__WHAT YOU NEED TO DO__.
Print every entry, word for word, and skip the images.

— START OF DATASET RECORDS —

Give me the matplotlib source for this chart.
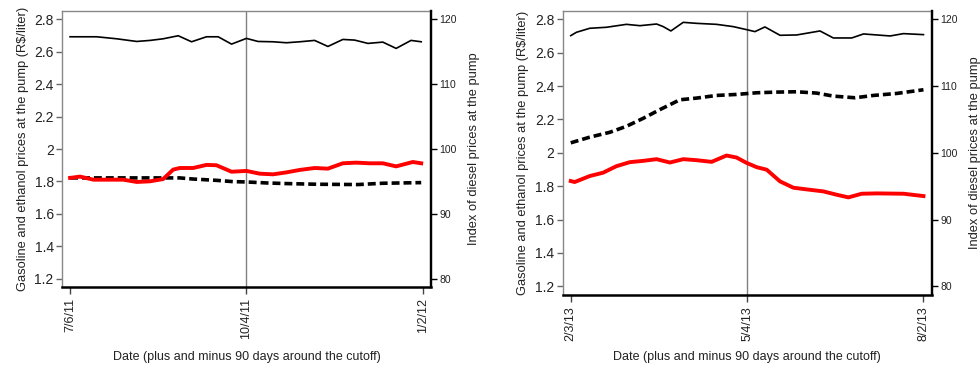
import matplotlib
matplotlib.use("Agg")
import matplotlib.pyplot as plt

plt.rcParams["font.family"] = ["Liberation Sans", "DejaVu Sans"]

# panel 1: 2011 cutoff
TICKS_1 = ["7/6/11", "10/4/11", "1/2/12"]
diesel_days_1 = [0, 13.6, 23.8, 34, 40.8, 47.5, 55.2, 62, 69.6, 75.6, 82.4, 90, 95.9,
                 103.6, 110.4, 117.2, 124.8, 131.6, 139.2, 145.2, 152, 159.6, 166.4, 174, 179.2]
diesel_1 = [117.28, 117.28, 116.97, 116.56, 116.72, 116.97, 117.44, 116.51, 117.28, 117.28,
            116.15, 117.03, 116.56, 116.51, 116.36, 116.51, 116.72, 115.79, 116.87, 116.77,
            116.26, 116.46, 115.49, 116.72, 116.51]
ethanol_days_1 = [0, 5.1, 11.9, 20.4, 27.2, 34, 40.8, 47.5, 52.6, 56, 62.8, 69.6, 74.7, 82.4,
                  90, 96.8, 103.6, 110.4, 117.2, 124.8, 131.6, 139.2, 146, 152.8, 159.6,
                  166.4, 174.9, 179.2]
ethanol_1 = [1.822, 1.830, 1.811, 1.811, 1.811, 1.797, 1.801, 1.815, 1.873, 1.883, 1.883,
             1.902, 1.900, 1.860, 1.865, 1.848, 1.844, 1.856, 1.871, 1.883, 1.879, 1.912,
             1.916, 1.912, 1.912, 1.893, 1.920, 1.912]
gasoline_days_1 = [0, 49.2, 56, 62.8, 74.7, 83.2, 90, 100.2, 110.4, 125.7, 146.9, 159.6, 179.2]
gasoline_1 = [1.822, 1.822, 1.822, 1.815, 1.807, 1.799, 1.797, 1.791, 1.787, 1.783, 1.781,
              1.789, 1.793]

# panel 2: 2013 cutoff
TICKS_2 = ["2/3/13", "5/4/13", "8/2/13"]
diesel_days_2 = [0, 2.9, 9.7, 18.2, 28.4, 35.3, 43.8, 47.2, 51.1, 57.4, 64.2, 74.4, 82.9,
                 89.7, 94, 99.1, 106.8, 115.3, 127.2, 134, 143.4, 149.4, 156.2, 163, 169.8, 180]
diesel_2 = [117.56, 118.06, 118.66, 118.81, 119.25, 119.05, 119.30, 118.91, 118.26, 119.55,
            119.40, 119.25, 118.91, 118.46, 118.16, 118.86, 117.61, 117.66, 118.26, 117.21,
            117.21, 117.81, 117.66, 117.51, 117.86, 117.71]
ethanol_days_2 = [0, 2, 9.7, 16.5, 23.3, 30.1, 37, 43.8, 50.6, 57.4, 64.2, 71.9, 79.5, 84.6,
                  89.7, 94.9, 100, 106.8, 113.6, 120.4, 128.9, 135.7, 141.7, 148.5, 156.2,
                  169.8, 180]
ethanol_2 = [1.831, 1.825, 1.861, 1.881, 1.920, 1.944, 1.952, 1.962, 1.942, 1.962, 1.956,
             1.946, 1.984, 1.972, 1.940, 1.914, 1.899, 1.829, 1.791, 1.781, 1.769, 1.749,
             1.733, 1.755, 1.757, 1.755, 1.741]
gasoline_days_2 = [0, 9.7, 19.9, 28.4, 37, 45.5, 55.7, 64.2, 74.4, 84.6, 94.9, 105.1, 115.3,
                   125.5, 134, 145.1, 154.5, 166.4, 180]
gasoline_2 = [2.060, 2.094, 2.123, 2.159, 2.207, 2.259, 2.318, 2.328, 2.344, 2.350, 2.360,
              2.364, 2.366, 2.358, 2.340, 2.330, 2.344, 2.356, 2.378]

LEFT_TICKS = [1.2, 1.4, 1.6, 1.8, 2, 2.2, 2.4, 2.6, 2.8]
RIGHT_TICKS = [80, 90, 100, 110, 120]
TXT = "#222222"


def draw_panel(ax, ticks, ddays, diesel, edays, ethanol, gdays, gasoline, xlab_y):
    ax.axvline(90, color="#808080", linewidth=1.0, zorder=1)
    ax.plot(gdays, gasoline, color="black", linewidth=2.6, linestyle=(0, (2.2, 1.1)), zorder=3)
    ax.plot(edays, ethanol, color="#ff0000", linewidth=2.8, zorder=4)
    ax.set_xlim(-4.1, 184.2)
    ax.set_ylim(1.15, 2.85)
    ax.set_yticks(LEFT_TICKS)
    ax.set_yticklabels([f"{t:g}" for t in LEFT_TICKS], fontsize=10, color=TXT)
    ax.set_xticks([0, 90, 180])
    ax.set_xticklabels(ticks, rotation=90, fontsize=9, color=TXT)
    ax.set_ylabel("Gasoline and ethanol prices at the pump (R$/liter)", fontsize=9.3,
                  color=TXT, labelpad=4)
    ax.set_xlabel("Date (plus and minus 90 days around the cutoff)", fontsize=9, color=TXT)
    ax.xaxis.set_label_coords(0.5, xlab_y)
    ax.tick_params(axis="y", direction="out", length=4, width=1, color="#666666", pad=2)
    ax.tick_params(axis="x", direction="out", length=5, width=1, color="#444444", pad=3)
    ax.spines["left"].set_color("#888888")
    ax.spines["left"].set_linewidth(1.0)
    ax.spines["top"].set_color("#888888")
    ax.spines["top"].set_linewidth(1.0)
    ax.spines["bottom"].set_linewidth(1.8)
    ax.spines["right"].set_linewidth(1.6)

    ax2 = ax.twinx()
    ax2.plot(ddays, diesel, color="black", linewidth=1.2, zorder=3)
    ax2.set_ylim(78.75, 121.25)
    ax2.set_yticks(RIGHT_TICKS)
    ax2.set_yticklabels([str(t) for t in RIGHT_TICKS], fontsize=7.5, color=TXT)
    ax2.set_ylabel("Index of diesel prices at the pump", fontsize=9.3, color=TXT,
                   labelpad=8)
    ax2.tick_params(direction="out", length=4, width=1, pad=2)
    ax2.spines["left"].set_visible(False)
    ax2.spines["top"].set_visible(False)
    ax2.spines["bottom"].set_visible(False)
    ax2.spines["right"].set_linewidth(1.6)


fig = plt.figure(figsize=(9.8, 3.69), dpi=100)
ax_a = fig.add_axes([0.0633, 0.2222, 0.3765, 0.7480])
ax_b = fig.add_axes([0.5742, 0.2014, 0.3765, 0.7688])

draw_panel(ax_a, TICKS_1, diesel_days_1, diesel_1, ethanol_days_1, ethanol_1,
           gasoline_days_1, gasoline_1, -0.232)
draw_panel(ax_b, TICKS_2, diesel_days_2, diesel_2, ethanol_days_2, ethanol_2,
           gasoline_days_2, gasoline_2, -0.199)

fig.savefig("out.png", dpi=100)
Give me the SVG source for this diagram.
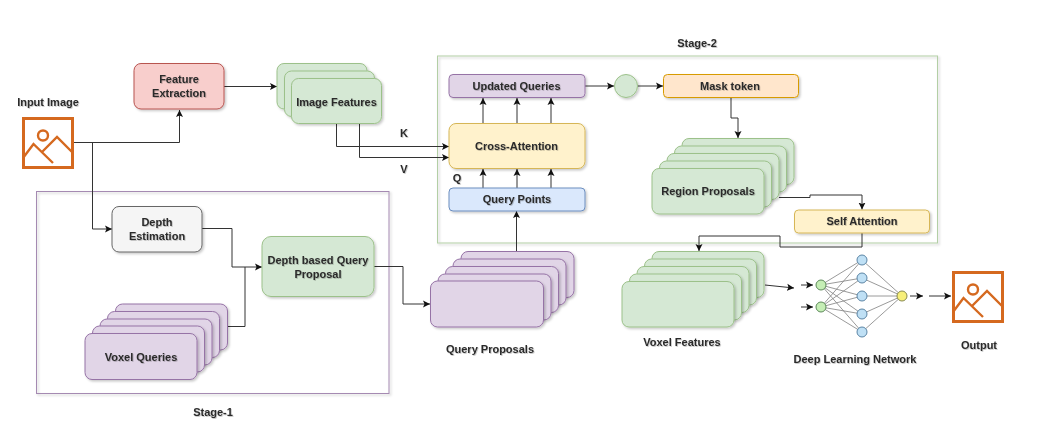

— END OF DATASET RECORDS —

__EXERCISE RESULT__.
Give me the matplotlib source for this chart.
import matplotlib
matplotlib.use("Agg")
import matplotlib.pyplot as plt

plt.rcParams["font.family"] = ["Liberation Sans", "DejaVu Sans"]

# panel 1: 2011 cutoff
TICKS_1 = ["7/6/11", "10/4/11", "1/2/12"]
diesel_days_1 = [0, 13.6, 23.8, 34, 40.8, 47.5, 55.2, 62, 69.6, 75.6, 82.4, 90, 95.9,
                 103.6, 110.4, 117.2, 124.8, 131.6, 139.2, 145.2, 152, 159.6, 166.4, 174, 179.2]
diesel_1 = [117.28, 117.28, 116.97, 116.56, 116.72, 116.97, 117.44, 116.51, 117.28, 117.28,
            116.15, 117.03, 116.56, 116.51, 116.36, 116.51, 116.72, 115.79, 116.87, 116.77,
            116.26, 116.46, 115.49, 116.72, 116.51]
ethanol_days_1 = [0, 5.1, 11.9, 20.4, 27.2, 34, 40.8, 47.5, 52.6, 56, 62.8, 69.6, 74.7, 82.4,
                  90, 96.8, 103.6, 110.4, 117.2, 124.8, 131.6, 139.2, 146, 152.8, 159.6,
                  166.4, 174.9, 179.2]
ethanol_1 = [1.822, 1.830, 1.811, 1.811, 1.811, 1.797, 1.801, 1.815, 1.873, 1.883, 1.883,
             1.902, 1.900, 1.860, 1.865, 1.848, 1.844, 1.856, 1.871, 1.883, 1.879, 1.912,
             1.916, 1.912, 1.912, 1.893, 1.920, 1.912]
gasoline_days_1 = [0, 49.2, 56, 62.8, 74.7, 83.2, 90, 100.2, 110.4, 125.7, 146.9, 159.6, 179.2]
gasoline_1 = [1.822, 1.822, 1.822, 1.815, 1.807, 1.799, 1.797, 1.791, 1.787, 1.783, 1.781,
              1.789, 1.793]

# panel 2: 2013 cutoff
TICKS_2 = ["2/3/13", "5/4/13", "8/2/13"]
diesel_days_2 = [0, 2.9, 9.7, 18.2, 28.4, 35.3, 43.8, 47.2, 51.1, 57.4, 64.2, 74.4, 82.9,
                 89.7, 94, 99.1, 106.8, 115.3, 127.2, 134, 143.4, 149.4, 156.2, 163, 169.8, 180]
diesel_2 = [117.56, 118.06, 118.66, 118.81, 119.25, 119.05, 119.30, 118.91, 118.26, 119.55,
            119.40, 119.25, 118.91, 118.46, 118.16, 118.86, 117.61, 117.66, 118.26, 117.21,
            117.21, 117.81, 117.66, 117.51, 117.86, 117.71]
ethanol_days_2 = [0, 2, 9.7, 16.5, 23.3, 30.1, 37, 43.8, 50.6, 57.4, 64.2, 71.9, 79.5, 84.6,
                  89.7, 94.9, 100, 106.8, 113.6, 120.4, 128.9, 135.7, 141.7, 148.5, 156.2,
                  169.8, 180]
ethanol_2 = [1.831, 1.825, 1.861, 1.881, 1.920, 1.944, 1.952, 1.962, 1.942, 1.962, 1.956,
             1.946, 1.984, 1.972, 1.940, 1.914, 1.899, 1.829, 1.791, 1.781, 1.769, 1.749,
             1.733, 1.755, 1.757, 1.755, 1.741]
gasoline_days_2 = [0, 9.7, 19.9, 28.4, 37, 45.5, 55.7, 64.2, 74.4, 84.6, 94.9, 105.1, 115.3,
                   125.5, 134, 145.1, 154.5, 166.4, 180]
gasoline_2 = [2.060, 2.094, 2.123, 2.159, 2.207, 2.259, 2.318, 2.328, 2.344, 2.350, 2.360,
              2.364, 2.366, 2.358, 2.340, 2.330, 2.344, 2.356, 2.378]

LEFT_TICKS = [1.2, 1.4, 1.6, 1.8, 2, 2.2, 2.4, 2.6, 2.8]
RIGHT_TICKS = [80, 90, 100, 110, 120]
TXT = "#222222"


def draw_panel(ax, ticks, ddays, diesel, edays, ethanol, gdays, gasoline, xlab_y):
    ax.axvline(90, color="#808080", linewidth=1.0, zorder=1)
    ax.plot(gdays, gasoline, color="black", linewidth=2.6, linestyle=(0, (2.2, 1.1)), zorder=3)
    ax.plot(edays, ethanol, color="#ff0000", linewidth=2.8, zorder=4)
    ax.set_xlim(-4.1, 184.2)
    ax.set_ylim(1.15, 2.85)
    ax.set_yticks(LEFT_TICKS)
    ax.set_yticklabels([f"{t:g}" for t in LEFT_TICKS], fontsize=10, color=TXT)
    ax.set_xticks([0, 90, 180])
    ax.set_xticklabels(ticks, rotation=90, fontsize=9, color=TXT)
    ax.set_ylabel("Gasoline and ethanol prices at the pump (R$/liter)", fontsize=9.3,
                  color=TXT, labelpad=4)
    ax.set_xlabel("Date (plus and minus 90 days around the cutoff)", fontsize=9, color=TXT)
    ax.xaxis.set_label_coords(0.5, xlab_y)
    ax.tick_params(axis="y", direction="out", length=4, width=1, color="#666666", pad=2)
    ax.tick_params(axis="x", direction="out", length=5, width=1, color="#444444", pad=3)
    ax.spines["left"].set_color("#888888")
    ax.spines["left"].set_linewidth(1.0)
    ax.spines["top"].set_color("#888888")
    ax.spines["top"].set_linewidth(1.0)
    ax.spines["bottom"].set_linewidth(1.8)
    ax.spines["right"].set_linewidth(1.6)

    ax2 = ax.twinx()
    ax2.plot(ddays, diesel, color="black", linewidth=1.2, zorder=3)
    ax2.set_ylim(78.75, 121.25)
    ax2.set_yticks(RIGHT_TICKS)
    ax2.set_yticklabels([str(t) for t in RIGHT_TICKS], fontsize=7.5, color=TXT)
    ax2.set_ylabel("Index of diesel prices at the pump", fontsize=9.3, color=TXT,
                   labelpad=8)
    ax2.tick_params(direction="out", length=4, width=1, pad=2)
    ax2.spines["left"].set_visible(False)
    ax2.spines["top"].set_visible(False)
    ax2.spines["bottom"].set_visible(False)
    ax2.spines["right"].set_linewidth(1.6)


fig = plt.figure(figsize=(9.8, 3.69), dpi=100)
ax_a = fig.add_axes([0.0633, 0.2222, 0.3765, 0.7480])
ax_b = fig.add_axes([0.5742, 0.2014, 0.3765, 0.7688])

draw_panel(ax_a, TICKS_1, diesel_days_1, diesel_1, ethanol_days_1, ethanol_1,
           gasoline_days_1, gasoline_1, -0.232)
draw_panel(ax_b, TICKS_2, diesel_days_2, diesel_2, ethanol_days_2, ethanol_2,
           gasoline_days_2, gasoline_2, -0.199)

fig.savefig("out.png", dpi=100)
Give me the SVG source for this diagram.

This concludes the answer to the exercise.